EXERCISE OBJECTIVE: Transcribe everything in the data word for word. Pictures are left out.

DATASET EXCERPT:

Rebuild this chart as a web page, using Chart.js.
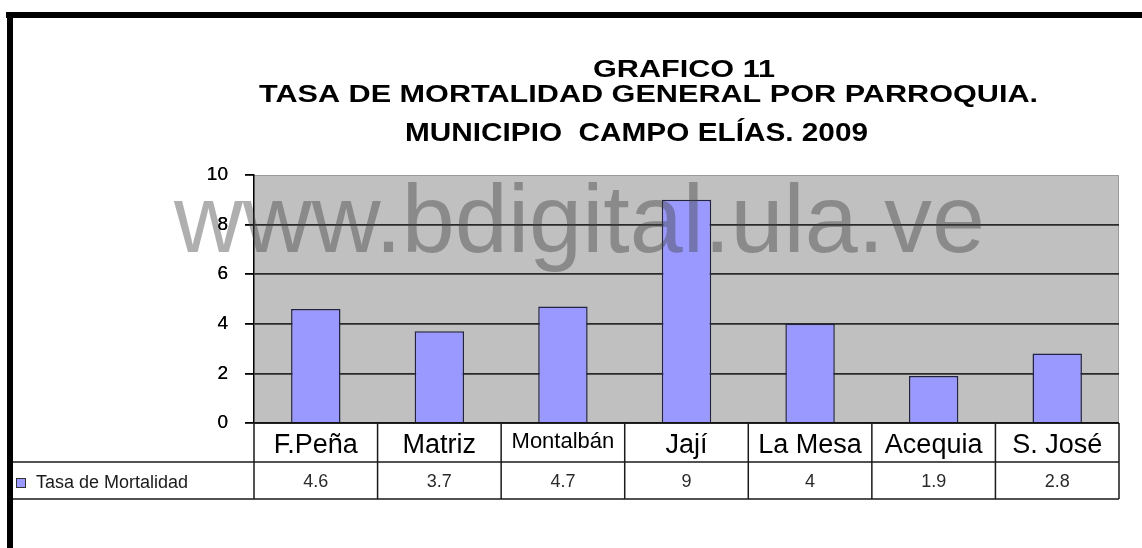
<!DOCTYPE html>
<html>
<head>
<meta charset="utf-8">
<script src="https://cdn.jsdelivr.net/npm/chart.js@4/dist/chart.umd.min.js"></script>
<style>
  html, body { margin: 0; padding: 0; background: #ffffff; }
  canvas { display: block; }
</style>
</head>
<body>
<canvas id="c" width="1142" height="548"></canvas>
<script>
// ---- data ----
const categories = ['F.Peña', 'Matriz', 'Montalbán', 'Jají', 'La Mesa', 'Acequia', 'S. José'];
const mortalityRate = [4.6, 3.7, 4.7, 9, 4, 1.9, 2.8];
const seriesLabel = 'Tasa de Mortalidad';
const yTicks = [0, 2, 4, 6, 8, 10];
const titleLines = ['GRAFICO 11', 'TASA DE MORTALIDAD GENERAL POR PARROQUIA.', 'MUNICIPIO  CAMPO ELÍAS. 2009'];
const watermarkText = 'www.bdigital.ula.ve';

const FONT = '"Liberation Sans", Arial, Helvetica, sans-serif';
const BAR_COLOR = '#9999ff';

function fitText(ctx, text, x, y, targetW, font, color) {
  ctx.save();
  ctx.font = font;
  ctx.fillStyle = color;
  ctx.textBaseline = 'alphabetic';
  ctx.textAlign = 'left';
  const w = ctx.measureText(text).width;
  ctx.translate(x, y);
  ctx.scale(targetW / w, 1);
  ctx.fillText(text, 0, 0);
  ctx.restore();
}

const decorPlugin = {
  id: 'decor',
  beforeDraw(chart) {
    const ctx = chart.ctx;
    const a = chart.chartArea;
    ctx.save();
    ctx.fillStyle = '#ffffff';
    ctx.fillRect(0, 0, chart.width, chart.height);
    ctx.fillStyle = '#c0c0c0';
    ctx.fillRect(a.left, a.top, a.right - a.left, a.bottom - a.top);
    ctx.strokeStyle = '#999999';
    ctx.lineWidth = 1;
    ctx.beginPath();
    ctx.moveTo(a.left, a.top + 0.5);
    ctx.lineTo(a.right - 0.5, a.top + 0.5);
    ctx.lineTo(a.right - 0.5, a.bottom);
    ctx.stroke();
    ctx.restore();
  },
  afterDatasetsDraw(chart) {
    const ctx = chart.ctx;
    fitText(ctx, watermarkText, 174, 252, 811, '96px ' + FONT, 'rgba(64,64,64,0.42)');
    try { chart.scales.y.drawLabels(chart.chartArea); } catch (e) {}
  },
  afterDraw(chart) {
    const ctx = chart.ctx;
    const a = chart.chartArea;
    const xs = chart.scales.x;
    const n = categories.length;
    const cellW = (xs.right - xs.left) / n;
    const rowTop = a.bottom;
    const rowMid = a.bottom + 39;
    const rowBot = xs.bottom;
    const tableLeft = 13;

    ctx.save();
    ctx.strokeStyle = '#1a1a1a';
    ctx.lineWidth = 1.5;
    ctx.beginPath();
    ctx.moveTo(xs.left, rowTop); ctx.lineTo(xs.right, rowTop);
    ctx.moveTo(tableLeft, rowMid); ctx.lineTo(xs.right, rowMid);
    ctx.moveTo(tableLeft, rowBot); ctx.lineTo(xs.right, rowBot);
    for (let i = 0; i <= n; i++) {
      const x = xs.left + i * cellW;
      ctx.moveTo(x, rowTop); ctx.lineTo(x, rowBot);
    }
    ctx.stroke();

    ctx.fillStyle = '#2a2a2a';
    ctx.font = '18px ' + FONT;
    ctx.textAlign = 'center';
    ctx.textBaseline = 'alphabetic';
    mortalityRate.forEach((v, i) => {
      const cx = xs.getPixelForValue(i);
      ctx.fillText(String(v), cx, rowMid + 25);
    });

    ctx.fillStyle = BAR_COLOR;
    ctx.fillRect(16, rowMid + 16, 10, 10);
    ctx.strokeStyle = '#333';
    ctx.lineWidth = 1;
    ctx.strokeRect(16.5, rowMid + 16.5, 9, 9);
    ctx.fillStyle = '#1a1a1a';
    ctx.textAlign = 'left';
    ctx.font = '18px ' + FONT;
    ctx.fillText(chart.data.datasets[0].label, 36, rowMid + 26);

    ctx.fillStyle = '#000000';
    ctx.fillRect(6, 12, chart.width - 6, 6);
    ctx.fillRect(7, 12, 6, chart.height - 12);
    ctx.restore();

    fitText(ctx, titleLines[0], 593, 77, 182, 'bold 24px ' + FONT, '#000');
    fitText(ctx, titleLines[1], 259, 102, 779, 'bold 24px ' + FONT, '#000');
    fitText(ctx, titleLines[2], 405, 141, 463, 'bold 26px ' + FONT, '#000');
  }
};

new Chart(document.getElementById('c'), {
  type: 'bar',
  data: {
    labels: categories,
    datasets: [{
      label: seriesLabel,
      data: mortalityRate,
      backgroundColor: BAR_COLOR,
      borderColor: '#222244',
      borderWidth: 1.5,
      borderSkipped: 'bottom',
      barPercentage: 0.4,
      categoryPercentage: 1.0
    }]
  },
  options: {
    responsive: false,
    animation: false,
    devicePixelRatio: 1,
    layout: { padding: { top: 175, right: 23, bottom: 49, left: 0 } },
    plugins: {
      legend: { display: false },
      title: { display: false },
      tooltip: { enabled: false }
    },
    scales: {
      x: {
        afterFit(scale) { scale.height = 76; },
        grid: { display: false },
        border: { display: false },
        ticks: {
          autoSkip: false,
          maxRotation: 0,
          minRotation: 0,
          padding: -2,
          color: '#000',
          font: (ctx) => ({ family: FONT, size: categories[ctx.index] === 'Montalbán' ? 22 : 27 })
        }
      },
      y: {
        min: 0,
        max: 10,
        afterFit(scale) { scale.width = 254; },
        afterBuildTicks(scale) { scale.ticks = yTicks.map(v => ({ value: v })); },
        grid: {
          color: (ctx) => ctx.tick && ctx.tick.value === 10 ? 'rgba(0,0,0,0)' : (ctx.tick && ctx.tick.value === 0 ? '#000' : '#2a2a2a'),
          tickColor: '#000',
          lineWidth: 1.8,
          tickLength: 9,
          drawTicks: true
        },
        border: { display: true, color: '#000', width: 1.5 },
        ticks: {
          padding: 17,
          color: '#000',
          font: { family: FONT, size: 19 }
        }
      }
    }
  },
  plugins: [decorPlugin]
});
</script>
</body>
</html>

COMPLETED EXERCISE:
Rebuild this chart as a web page, using Chart.js.
<!DOCTYPE html>
<html>
<head>
<meta charset="utf-8">
<script src="https://cdn.jsdelivr.net/npm/chart.js@4/dist/chart.umd.min.js"></script>
<style>
  html, body { margin: 0; padding: 0; background: #ffffff; }
  canvas { display: block; }
</style>
</head>
<body>
<canvas id="c" width="1142" height="548"></canvas>
<script>
// ---- data ----
const categories = ['F.Peña', 'Matriz', 'Montalbán', 'Jají', 'La Mesa', 'Acequia', 'S. José'];
const mortalityRate = [4.6, 3.7, 4.7, 9, 4, 1.9, 2.8];
const seriesLabel = 'Tasa de Mortalidad';
const yTicks = [0, 2, 4, 6, 8, 10];
const titleLines = ['GRAFICO 11', 'TASA DE MORTALIDAD GENERAL POR PARROQUIA.', 'MUNICIPIO  CAMPO ELÍAS. 2009'];
const watermarkText = 'www.bdigital.ula.ve';

const FONT = '"Liberation Sans", Arial, Helvetica, sans-serif';
const BAR_COLOR = '#9999ff';

function fitText(ctx, text, x, y, targetW, font, color) {
  ctx.save();
  ctx.font = font;
  ctx.fillStyle = color;
  ctx.textBaseline = 'alphabetic';
  ctx.textAlign = 'left';
  const w = ctx.measureText(text).width;
  ctx.translate(x, y);
  ctx.scale(targetW / w, 1);
  ctx.fillText(text, 0, 0);
  ctx.restore();
}

const decorPlugin = {
  id: 'decor',
  beforeDraw(chart) {
    const ctx = chart.ctx;
    const a = chart.chartArea;
    ctx.save();
    ctx.fillStyle = '#ffffff';
    ctx.fillRect(0, 0, chart.width, chart.height);
    ctx.fillStyle = '#c0c0c0';
    ctx.fillRect(a.left, a.top, a.right - a.left, a.bottom - a.top);
    ctx.strokeStyle = '#999999';
    ctx.lineWidth = 1;
    ctx.beginPath();
    ctx.moveTo(a.left, a.top + 0.5);
    ctx.lineTo(a.right - 0.5, a.top + 0.5);
    ctx.lineTo(a.right - 0.5, a.bottom);
    ctx.stroke();
    ctx.restore();
  },
  afterDatasetsDraw(chart) {
    const ctx = chart.ctx;
    fitText(ctx, watermarkText, 174, 252, 811, '96px ' + FONT, 'rgba(64,64,64,0.42)');
    try { chart.scales.y.drawLabels(chart.chartArea); } catch (e) {}
  },
  afterDraw(chart) {
    const ctx = chart.ctx;
    const a = chart.chartArea;
    const xs = chart.scales.x;
    const n = categories.length;
    const cellW = (xs.right - xs.left) / n;
    const rowTop = a.bottom;
    const rowMid = a.bottom + 39;
    const rowBot = xs.bottom;
    const tableLeft = 13;

    ctx.save();
    ctx.strokeStyle = '#1a1a1a';
    ctx.lineWidth = 1.5;
    ctx.beginPath();
    ctx.moveTo(xs.left, rowTop); ctx.lineTo(xs.right, rowTop);
    ctx.moveTo(tableLeft, rowMid); ctx.lineTo(xs.right, rowMid);
    ctx.moveTo(tableLeft, rowBot); ctx.lineTo(xs.right, rowBot);
    for (let i = 0; i <= n; i++) {
      const x = xs.left + i * cellW;
      ctx.moveTo(x, rowTop); ctx.lineTo(x, rowBot);
    }
    ctx.stroke();

    ctx.fillStyle = '#2a2a2a';
    ctx.font = '18px ' + FONT;
    ctx.textAlign = 'center';
    ctx.textBaseline = 'alphabetic';
    mortalityRate.forEach((v, i) => {
      const cx = xs.getPixelForValue(i);
      ctx.fillText(String(v), cx, rowMid + 25);
    });

    ctx.fillStyle = BAR_COLOR;
    ctx.fillRect(16, rowMid + 16, 10, 10);
    ctx.strokeStyle = '#333';
    ctx.lineWidth = 1;
    ctx.strokeRect(16.5, rowMid + 16.5, 9, 9);
    ctx.fillStyle = '#1a1a1a';
    ctx.textAlign = 'left';
    ctx.font = '18px ' + FONT;
    ctx.fillText(chart.data.datasets[0].label, 36, rowMid + 26);

    ctx.fillStyle = '#000000';
    ctx.fillRect(6, 12, chart.width - 6, 6);
    ctx.fillRect(7, 12, 6, chart.height - 12);
    ctx.restore();

    fitText(ctx, titleLines[0], 593, 77, 182, 'bold 24px ' + FONT, '#000');
    fitText(ctx, titleLines[1], 259, 102, 779, 'bold 24px ' + FONT, '#000');
    fitText(ctx, titleLines[2], 405, 141, 463, 'bold 26px ' + FONT, '#000');
  }
};

new Chart(document.getElementById('c'), {
  type: 'bar',
  data: {
    labels: categories,
    datasets: [{
      label: seriesLabel,
      data: mortalityRate,
      backgroundColor: BAR_COLOR,
      borderColor: '#222244',
      borderWidth: 1.5,
      borderSkipped: 'bottom',
      barPercentage: 0.4,
      categoryPercentage: 1.0
    }]
  },
  options: {
    responsive: false,
    animation: false,
    devicePixelRatio: 1,
    layout: { padding: { top: 175, right: 23, bottom: 49, left: 0 } },
    plugins: {
      legend: { display: false },
      title: { display: false },
      tooltip: { enabled: false }
    },
    scales: {
      x: {
        afterFit(scale) { scale.height = 76; },
        grid: { display: false },
        border: { display: false },
        ticks: {
          autoSkip: false,
          maxRotation: 0,
          minRotation: 0,
          padding: -2,
          color: '#000',
          font: (ctx) => ({ family: FONT, size: categories[ctx.index] === 'Montalbán' ? 22 : 27 })
        }
      },
      y: {
        min: 0,
        max: 10,
        afterFit(scale) { scale.width = 254; },
        afterBuildTicks(scale) { scale.ticks = yTicks.map(v => ({ value: v })); },
        grid: {
          color: (ctx) => ctx.tick && ctx.tick.value === 10 ? 'rgba(0,0,0,0)' : (ctx.tick && ctx.tick.value === 0 ? '#000' : '#2a2a2a'),
          tickColor: '#000',
          lineWidth: 1.8,
          tickLength: 9,
          drawTicks: true
        },
        border: { display: true, color: '#000', width: 1.5 },
        ticks: {
          padding: 17,
          color: '#000',
          font: { family: FONT, size: 19 }
        }
      }
    }
  },
  plugins: [decorPlugin]
});
</script>
</body>
</html>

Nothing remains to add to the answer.